Hay que aplaudir esta manifestación contra el racismo en todas sus formas pues significa que los dominicanos caminamos hacia el reconocimiento de nuestra identidad afroamericana, esto gracias al hecho de que, al emigrar a Estados Unidos y Europa, los dominicanos hemos descubierto que somos negros. Esto nos permite reaccionar contra un antihaitianismo importado por las elites dominicanas, como nos advierte Silvio Torres-Saillant, de las potencias occidentales, beneficiarias por siglos de la esclavitud y “comprometidas con un credo racial negro-fóbico”, condición fundamental para la inserción en el orden mundial de la República Dominicana como contrapeso de Haití, y contra una ideología racista, importada también de Occidente, que postuló la superioridad evolutiva del “hombre blanco”, concibió al indígena y al negro como pariente moderno del “eslabón perdido”, justificó la dominación de los grupos blancos sobre las razas “degradadas, primitivas y salvajes”, legitimó el exterminio racial y se mezcló con el elitismo arielista de los intelectuales dominicanos de principios de los 1930, plasmado en el programa del Partido Nacionalista de Lugo y Peña Batlle y asumido totalmente por la dictadura Trujillo.

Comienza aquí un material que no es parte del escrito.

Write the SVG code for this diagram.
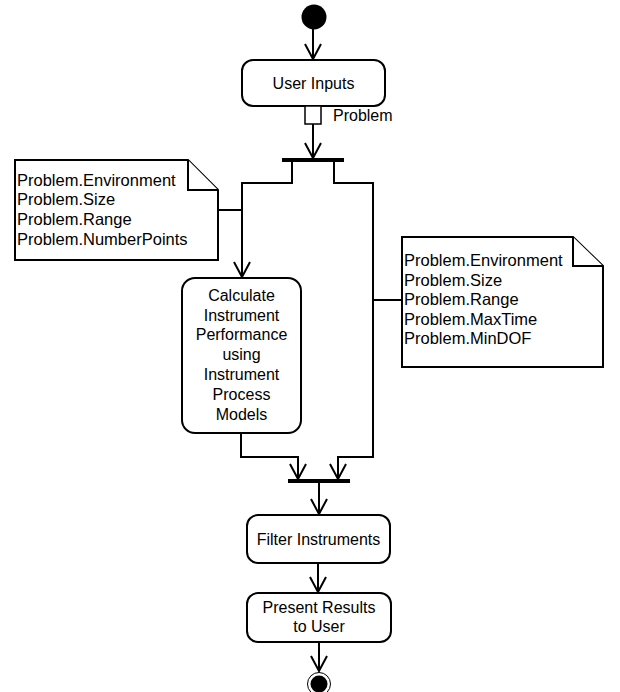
<svg xmlns="http://www.w3.org/2000/svg" width="620" height="692" viewBox="0 0 620 692">
<style>
  .box{fill:#fff;stroke:#000;stroke-width:2}
  .note{fill:#fff;stroke:#000;stroke-width:2;stroke-linejoin:miter}
  .t{font-family:"Liberation Sans",Arial,sans-serif;font-size:16px;fill:#000}
  .nt{font-family:"Liberation Sans",Arial,sans-serif;font-size:16.5px;fill:#000}
  .c{text-anchor:middle}
  .ln{fill:none;stroke:#000;stroke-width:2}
  .bar{fill:#000}
</style>
<defs>
  <marker id="arr" markerUnits="userSpaceOnUse" markerWidth="18" markerHeight="18" viewBox="0 0 18 18" refX="16" refY="9" orient="auto">
    <path d="M1,1 L16,9 L1,17" fill="none" stroke="#000" stroke-width="2"/>
  </marker>
</defs>
<rect width="620" height="692" fill="#fff"/>

<g id="connectors">
  <line class="ln" x1="313" y1="29" x2="313" y2="59" marker-end="url(#arr)"/>
  <line class="ln" x1="313" y1="124" x2="313" y2="158" marker-end="url(#arr)"/>
  <polyline class="ln" points="292,162 292,183 242,183 242,277" marker-end="url(#arr)"/>
  <polyline class="ln" points="334,162 334,183 373,183 373,457 338,457 338,479" marker-end="url(#arr)"/>
  <polyline class="ln" points="241,433 241,457 298,457 298,479" marker-end="url(#arr)"/>
  <line class="ln" x1="319" y1="483" x2="319" y2="514" marker-end="url(#arr)"/>
  <line class="ln" x1="318" y1="563" x2="318" y2="592" marker-end="url(#arr)"/>
  <line class="ln" x1="319" y1="642" x2="319" y2="671" marker-end="url(#arr)"/>
  <line class="ln" x1="218" y1="210" x2="242" y2="210"/>
  <line class="ln" x1="373" y1="300" x2="402" y2="300"/>
</g>

<g id="start">
  <circle cx="314" cy="17" r="12.5" fill="#000"/>
</g>

<g id="user-inputs">
  <rect class="box" x="242" y="60" width="143" height="46" rx="11"/>
  <text class="t c" x="313.5" y="89">User Inputs</text>
</g>

<g id="pin-problem">
  <rect x="305" y="106" width="16" height="18" fill="#fff" stroke="#000" stroke-width="1.5"/>
  <text class="t" x="333" y="121">Problem</text>
</g>

<g id="fork">
  <rect class="bar" x="282" y="158" width="62" height="4"/>
</g>

<g id="note-left">
  <path class="note" d="M15,160 H188 L218,190 V260 H15 Z"/>
  <path class="note" d="M188,160 V190 H218" fill="none"/>
  <text class="nt" x="17" y="186">Problem.Environment</text>
  <text class="nt" x="17" y="205">Problem.Size</text>
  <text class="nt" x="17" y="225">Problem.Range</text>
  <text class="nt" x="17" y="245">Problem.NumberPoints</text>
</g>

<g id="note-right">
  <path class="note" d="M402,237 H573 L603,266 V367 H402 Z"/>
  <path class="note" d="M573,237 V266 H603" fill="none"/>
  <text class="nt" x="404" y="266">Problem.Environment</text>
  <text class="nt" x="404" y="286">Problem.Size</text>
  <text class="nt" x="404" y="305">Problem.Range</text>
  <text class="nt" x="404" y="325">Problem.MaxTime</text>
  <text class="nt" x="404" y="344">Problem.MinDOF</text>
</g>

<g id="calculate">
  <rect class="box" x="182" y="278" width="119" height="155" rx="13"/>
  <text class="t c" x="241.5" y="301">Calculate</text>
  <text class="t c" x="241.5" y="321">Instrument</text>
  <text class="t c" x="241.5" y="340">Performance</text>
  <text class="t c" x="241.5" y="360">using</text>
  <text class="t c" x="241.5" y="380">Instrument</text>
  <text class="t c" x="241.5" y="400">Process</text>
  <text class="t c" x="241.5" y="420">Models</text>
</g>

<g id="join">
  <rect class="bar" x="288" y="479" width="62" height="4"/>
</g>

<g id="filter">
  <rect class="box" x="247" y="515" width="143" height="48" rx="11"/>
  <text class="t c" x="318.5" y="545">Filter Instruments</text>
</g>

<g id="present">
  <rect class="box" x="247" y="593" width="144" height="49" rx="11"/>
  <text class="t c" x="319" y="613">Present Results</text>
  <text class="t c" x="319" y="632">to User</text>
</g>

<g id="end">
  <circle cx="319" cy="684" r="11.5" fill="#fff" stroke="#000" stroke-width="1"/>
  <circle cx="319" cy="684" r="8.5" fill="#000"/>
</g>
</svg>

Pero combatir el racismo es una cosa y convertirnos en jueces es otra. Como bien advirtió Marc Bloch, “durante mucho tiempo el historiador pasó por ser una especie de juez de los Infiernos, encargado de distribuir elogios o censuras a los héroes muertos”. La historia es para comprenderla no para juzgarla con los lentes prejuiciados del presente. Si se derriban las estatuas de Churchill, habrá que hacer lo mismo con las de John Locke, padre del liberalismo, quien tuvo la cachaza de considerar “claramente la esclavitud de hombres negros como una institución justificable” y con las de Marx, quien se alegraba de que “la magnífica California fue quitada a los vagos mexicanos” por los Estados Unidos. La “cancel culture” -por la que abogan los idiotas biempensantes de la trulla buenista, pero totalitaria por su ciega veneración y acérrima defensa de lo “políticamente correcto”, que llega al extremo absurdo e insólito de crear “safe spaces” en las universidades, donde se refugian aquellos estudiantes que no soportan oír las ideas contrarias que consideran por ello ofensivas, y que considera reprobable “apropiación cultural” que las jóvenes blancas usen trenzas sobre las que al parecer tienen derechos reservados las negras- amenaza, además, la libertad de expresión: recientemente HBO Max retiró “Lo que el viento se llevó” por considerar que la película “glorifica la esclavitud” y un editor del New York Times tuvo que renunciar por acoger un artículo de un senador en el que apoya el despliegue de tropas para reprimir las protestas por la muerte de George Floyd. Sólo se respeta verdaderamente la libertad de expresión si ella protege los discursos dañinos, provocadores, desagradables e hirientes, lo que no impide criminalizar de modo razonable y excepcional los casos más extremos de discurso del odio por raza, clase, origen étnico y género.